Comunidades morais são
um conceito descendente da ideia de “little platoon” —pequeno pelotão— que
Edmundo Burke, no século 18, usava para descrever uma espécie de célula mater
da moral em sociedade.
O sociólogo americano
Robert Wuthnow publicou, em 2018, um livro que deveria servir de exemplo para
nossos intelectuais preguiçosos que repousam na ideologia em vez de trabalhar.
“The Left Behind , Decline and Rage in Small-Town America” —os abandonados,
declínio e fúria na América profunda, numa tradução selvagem.
Trata-se de um estudo
empírico, a base de um dossiê de entrevistas com a população da América
profunda, aquela mesma que passamos o tempo todo a xingar de trumpistas,
fascistas, racistas, misóginos. Não que tais adjetivos não caibam a eles, em
alguma medida. Mas eles são muito mais que isso e muito mais nuançados.
Enquanto não
aprendermos a entender as nuances do perfil dessa população furiosa e
identificada com populismos a direita, não seremos capazes de honrar a nossa
função de agentes do pensamento público.
“Comunidades morais” é
o conceito que Wuthnow —ele mesmo um confesso liberal, ou seja, membro da elite
acadêmica de esquerda da Yvi League, termo usado para as universidades de ricos
nos Estados Unidos— usa para descrever o que seriam essas pequenas localidades
rurais americanas de “ultradireita”. A América rural, como ele diz.
Uma rede de pequenas
empresas de todos os tipos, pequenos fazendeiros, pequenos comerciantes,
escolas provincianas, templos religiosos tocados pela própria população, que
compõem aquilo que o brilhante economista americano Thorstein Veblen
considerava a grande riqueza social e econômica da América. Essa rede é a
América profunda, distante das costas e das modas intelectuais que nelas
habitam.
A tese de Wuthnow é
que essas comunidades se sentem cercadas e atacadas pelas transformações que
põem em risco seus modos de viver. Muitas das suas pequenas cidades passam por
perdas econômicas importantes —não todas— o que agrava o sentimento de destruição
de todo um tecido social ancestral que eles valorizam e no qual se reconhecem.
A “pauta de costumes,”
como se fala entre nós, os preocupa —temas como aborto, drogas, casamento gay e
similares— e são objeto de combate, principalmente ali onde se reúnem, nas
igrejas.
Mas, mesmo esse
“combate” é mais nuançado do que parece quando pensamos neles como “adoradores
de Hitler”, como diz a indústria de fake news da esquerda. Quem pensa que só há
fake news de direita é um idiota em política contemporânea.
As opiniões são
múltiplas e contraditórias, como as reais opiniões são, principalmente quando
envolvem pessoas do seu círculo de afetos que fizeram um aborto ou são gays.

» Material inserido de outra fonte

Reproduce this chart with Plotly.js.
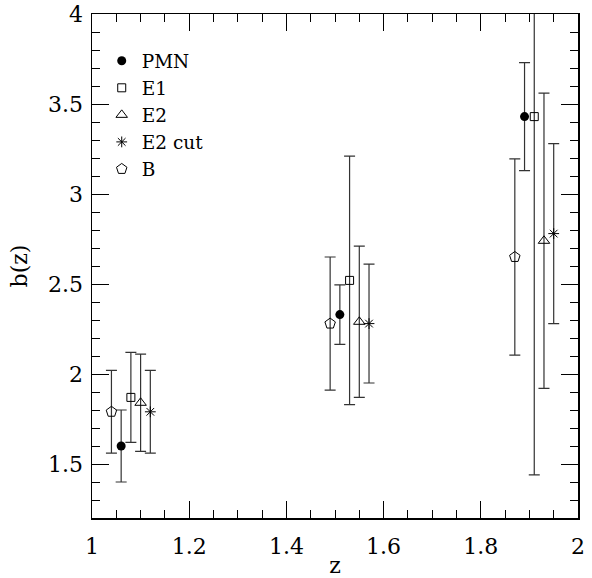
<!DOCTYPE html>
<html>
<head>
<meta charset="utf-8">
<script src="https://cdn.plot.ly/plotly-3.0.1.min.js"></script>
<style>html,body{margin:0;padding:0;background:#fff;}#chart{width:592px;height:578px;}</style>
</head>
<body>
<div id="chart"></div>
<script>
// Data
const seriesNames = ["PMN", "E1", "E2", "E2 cut", "B"];
const zPMN = [1.06, 1.51, 1.89];
const bPMN = [1.60, 2.33, 3.43];
const ePMN = [0.20, 0.165, 0.30];

const zE1 = [1.08, 1.53, 1.91];
const bE1 = [1.87, 2.52, 3.43];
const eE1 = [0.25, 0.69, 1.99];

const zE2 = [1.10, 1.55, 1.93];
const bE2 = [1.84, 2.29, 2.74];
const eE2 = [0.27, 0.42, 0.82];

const zE2cut = [1.12, 1.57, 1.95];
const bE2cut = [1.79, 2.28, 2.78];
const eE2cut = [0.23, 0.33, 0.50];

const zB = [1.04, 1.49, 1.87];
const bB = [1.79, 2.28, 2.65];
const eB = [0.23, 0.37, 0.545];

const xTicks = [1, 1.2, 1.4, 1.6, 1.8, 2];
const xTickText = ["1", "1.2", "1.4", "1.6", "1.8", "2"];
const yTicks = [1.5, 2, 2.5, 3, 3.5, 4];
const yTickText = ["1.5", "2", "2.5", "3", "3.5", "4"];

const errStyle = (arr) => ({type: 'data', array: arr, visible: true, color: '#333', thickness: 1.2, width: 5.5});

const traces = [
  {x: zPMN, y: bPMN, error_y: errStyle(ePMN), name: seriesNames[0],
   marker: {symbol: 'circle', size: 9, color: '#000'}},
  {x: zE1, y: bE1, error_y: errStyle(eE1), name: seriesNames[1],
   marker: {symbol: 'square-open', size: 8, color: '#000', line: {width: 1}}},
  {x: zE2, y: bE2, error_y: errStyle(eE2), name: seriesNames[2],
   marker: {symbol: 'triangle-up-open', size: 10, color: '#000', line: {width: 1}}},
  {x: zE2cut, y: bE2cut, error_y: errStyle(eE2cut), name: seriesNames[3],
   marker: {symbol: 'asterisk-open', size: 9, color: '#000', line: {width: 1, color: '#000'}}},
  {x: zB, y: bB, error_y: errStyle(eB), name: seriesNames[4],
   marker: {symbol: 'pentagon-open', size: 11, color: '#000', line: {width: 1}}}
].map(t => Object.assign({type: 'scatter', mode: 'markers', cliponaxis: true}, t));

const fam = '"DejaVu Serif", "Liberation Serif", serif';

const layout = {
  width: 592, height: 578,
  margin: {l: 92, r: 14, t: 14, b: 60},
  paper_bgcolor: '#fff', plot_bgcolor: '#fff',
  font: {family: fam, color: '#000', size: 20},
  showlegend: true,
  legend: {x: 0.02, y: 0.944, xanchor: 'left', yanchor: 'top', bgcolor: 'rgba(0,0,0,0)',
           font: {family: fam, size: 18.5, color: '#000'}, itemwidth: 30},
  xaxis: {
    range: [1, 2], tickvals: xTicks, ticktext: xTickText,
    ticks: 'inside', ticklen: 17, tickwidth: 1, tickcolor: '#000',
    minor: {dtick: 0.05, ticks: 'inside', ticklen: 8, tickwidth: 1, tickcolor: '#000'},
    showline: true, linecolor: '#000', linewidth: 1.5, mirror: 'ticks',
    showgrid: false, zeroline: false, automargin: false,
    ticklabelstandoff: 8,
    tickfont: {family: fam, size: 22, color: '#000'},
    title: {text: 'z', font: {family: fam, size: 22, color: '#000'}, standoff: 10}
  },
  yaxis: {
    range: [1.2, 4], tickvals: yTicks, ticktext: yTickText,
    ticks: 'inside', ticklen: 17, tickwidth: 1, tickcolor: '#000',
    minor: {dtick: 0.1, ticks: 'inside', ticklen: 8, tickwidth: 1, tickcolor: '#000'},
    showline: true, linecolor: '#000', linewidth: 1.5, mirror: 'ticks',
    showgrid: false, zeroline: false, automargin: false,
    ticklabelstandoff: 3,
    tickfont: {family: fam, size: 22, color: '#000'},
    title: {text: 'b(z)', font: {family: fam, size: 22, color: '#000'}, standoff: 14}
  }
};

Plotly.newPlot('chart', traces, layout, {displayModeBar: false, staticPlot: true});
</script>
</body>
</html>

Essas pessoas não são umas idiotas, como tentam emplacar nelas essa imagem. A
“pauta de costumes” é uma das formas de responder à negação do direito de ser
como sempre foram.
Moral aqui não é uma
doutrina de certo e errado, mas uma rede de relações em que eles se reconhecem
e praticam nas famílias, no trabalho, nas igrejas, nas instituições políticas
das suas localidades. Valores impregnados como uma língua mater em que repousamos
quando a falamos. Sentem que “Washington” e seus “boys” querem obrigá-los a ser
o que eles não são. E aí, vão pro pau.
Que tal aproximarmos
esse conceito de algumas regiões do Brasil que se sentem atacadas pela nossa
inteligência acadêmica de esquerda?
Resposta: não. Basta
de conhecer o mundo, há que transformá-lo. O projeto é esmagar quem não
concorda comigo, de ambas as partes. O modelo do debate político hoje é o do
combate a heresias. O “amor” a democracia é uma farsa.